History

United Kingdom
- Name: Fanny Nicholson
- Owner: Captain John McArthur and William Andrews, Hobart
- Builder: John Pile, Hartlepool
- Launched: 17 June 1855
- Fate: Wrecked Frenchman's Bay, 22 November 1872

General characteristics
- Class & type: Barque
- Tons burthen: Old Act: 356 (bm); New Act (post 1836): 285 (bm);
- Length: 120 ft 0 in (36.6 m)
- Beam: 25 ft 5 in (7.7 m)
- Draft: 15 ft 7 in (4.7 m)

= Fanny Nicholson =

Fanny Nicholson was an iron-framed, timber-clad barque that sank in 1872 in Frenchman's Bay in King George Sound near Albany in the Great Southern region of Western Australia.

The barque was built in Hartlepool in County Durham. It was fitted with one deck, a poop deck, an elliptical stern and a figurehead in the shape of a woman. It was copper-fastened, sheathed with felt and yellow metal. The ship required repairs in 1856 and 1861 for damage incurred while in operation. During its early years of service it was sailed from Liverpool to destinations in South America and was sailed to Australia arriving in 1859.
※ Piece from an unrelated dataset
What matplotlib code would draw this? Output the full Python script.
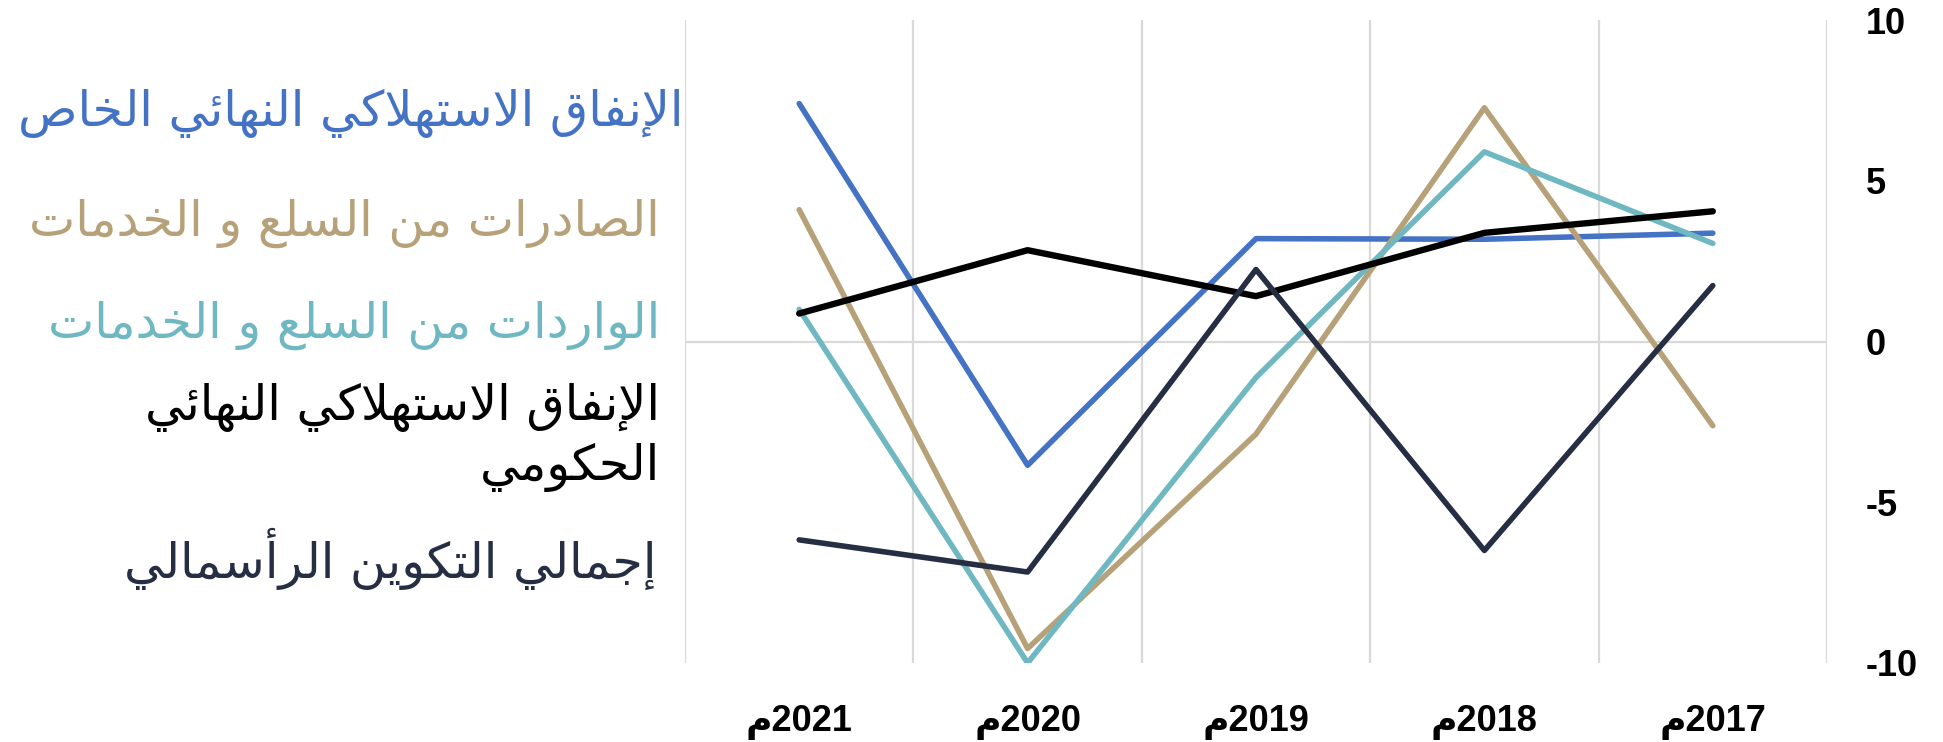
import numpy as np
import matplotlib
matplotlib.use("Agg")
import matplotlib.pyplot as plt

# البيانات (بترتيب العرض من اليسار إلى اليمين)
years = ["2021", "2020", "2019", "2018", "2017"]
private_cons = [7.4, -3.85, 3.2, 3.18, 3.37]
exports = [4.1, -9.55, -2.88, 7.27, -2.62]
imports = [1.0, -10.0, -1.12, 5.9, 3.05]
gov_cons = [0.87, 2.84, 1.41, 3.38, 4.05]
gcf = [-6.17, -7.17, 2.24, -6.5, 1.74]

labels = [
    "الإنفاق الاستهلاكي النهائي الخاص",
    "الصادرات من السلع و الخدمات",
    "الواردات من السلع و الخدمات",
    "الإنفاق الاستهلاكي النهائي\nالحكومي",
    "إجمالي التكوين الرأسمالي",
]
colors = ["#4472C4", "#B6A179", "#6FB8C1", "#000000", "#262E44"]

# matplotlib لا يقوم بتشكيل الحروف العربية، لذلك نستعمل أشكال العرض (Presentation Forms-B)
BASE = {
    "ء": (0xFE80, 1), "آ": (0xFE81, 2), "أ": (0xFE83, 2), "إ": (0xFE87, 2),
    "ئ": (0xFE89, 4), "ا": (0xFE8D, 2), "ب": (0xFE8F, 4), "ة": (0xFE93, 2),
    "ت": (0xFE95, 4), "ج": (0xFE9D, 4), "ح": (0xFEA1, 4), "خ": (0xFEA5, 4),
    "د": (0xFEA9, 2), "ر": (0xFEAD, 2), "س": (0xFEB1, 4), "ص": (0xFEB9, 4),
    "ع": (0xFEC9, 4), "ف": (0xFED1, 4), "ق": (0xFED5, 4), "ك": (0xFED9, 4),
    "ل": (0xFEDD, 4), "م": (0xFEE1, 4), "ن": (0xFEE5, 4), "ه": (0xFEE9, 4),
    "و": (0xFEED, 2), "ي": (0xFEF1, 4),
}
LAM_ALEF = {"ا": 0xFEFB, "أ": 0xFEF7, "إ": 0xFEF9, "آ": 0xFEF5}


def shape(text):
    lines = []
    for line in text.split("\n"):
        out = []
        i = 0
        n = len(line)
        while i < n:
            c = line[i]
            prev_joins = i > 0 and line[i - 1] in BASE and BASE[line[i - 1]][1] == 4
            if c == "ل" and i + 1 < n and line[i + 1] in LAM_ALEF:
                code = LAM_ALEF[line[i + 1]] + (1 if prev_joins else 0)
                out.append(chr(code))
                i += 2
                continue
            if c not in BASE:
                out.append(c)
                i += 1
                continue
            start, nf = BASE[c]
            next_joins = nf == 4 and i + 1 < n and line[i + 1] in BASE
            if nf == 1:
                k = 0
            elif nf == 2:
                k = 1 if prev_joins else 0
            else:
                if prev_joins and next_joins:
                    k = 3
                elif prev_joins:
                    k = 1
                elif next_joins:
                    k = 2
                else:
                    k = 0
            out.append(chr(start + k))
            i += 1
        lines.append("".join(reversed(out)))
    return "\n".join(lines)


W, H = 1943, 742
fig = plt.figure(figsize=(W / 100, H / 100), dpi=100)
ax = fig.add_axes([685 / W, 1 - 663 / H, (1827 - 685) / W, (663 - 20) / H])

x = np.arange(len(years))
series = [private_cons, exports, imports, gov_cons, gcf]
for vals, col in zip(series, colors):
    lw = 4.6 if col == "#000000" else 4.0
    ax.plot(x, vals, color=col, lw=lw, solid_capstyle="round", zorder=3)

ax.set_xlim(-0.5, len(years) - 0.5)
ax.set_ylim(-10, 10)
ax.axhline(0, color="#D9D9D9", lw=1.6, zorder=1)
ax.set_xticks(np.arange(-0.5, len(years)), minor=True)
ax.grid(which="minor", axis="x", color="#D9D9D9", lw=1.6, zorder=1)
ax.grid(which="major", visible=False)
for s in ax.spines.values():
    s.set_visible(False)

ax.set_xticks(x)
ax.set_xticklabels([shape("م") + y for y in years],
                   family=["Liberation Sans", "DejaVu Sans"],
                   fontweight="bold", fontsize=26)
ax.yaxis.tick_right()
ax.set_yticks([-10, -5, 0, 5, 10])
ax.set_yticklabels(["-10", "-5", "0", "5", "10"], family="Liberation Sans",
                   fontweight="bold", fontsize=26, ha="left")
ax.tick_params(axis="x", which="both", length=0, pad=30)
ax.tick_params(axis="y", length=0, pad=28)

# وسيلة الإيضاح كنصوص ملونة على اليسار
legend_x = [683, 660, 660, 660, 657]
legend_base = [126, 236, 338, 480, 578]
for lab, col, lx, ly in zip(labels, colors, legend_x, legend_base):
    fig.text(lx / W, 1 - ly / H, shape(lab), color=col, fontsize=35.5,
             family="DejaVu Sans", ha="right", va="baseline",
             multialignment="right", linespacing=1.27)

fig.savefig("out.png", dpi=100)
It was operating as a whaler out of Hobart by 1870, when her owners included Captain John McArthur and William Andrews.

The ship struck a whale on 21 November 1872 while en route from Hobart to Albany. After tying the whale to the side of the vessel it proceeded to Frenchman's Bay where it anchored to process the whale. The following night a gale rose from the southeast and it broke two anchor cables and foundered close to shore at Goode Beach.

A total of 70 tuns (66,775 litres) of sperm oil, the sails, rigging, whaling equipment, provisions and other contents were recovered from the wreck and shipped to Hobart for auction. The remains of the vessel can sometimes be seen in shallow water after heavy storms.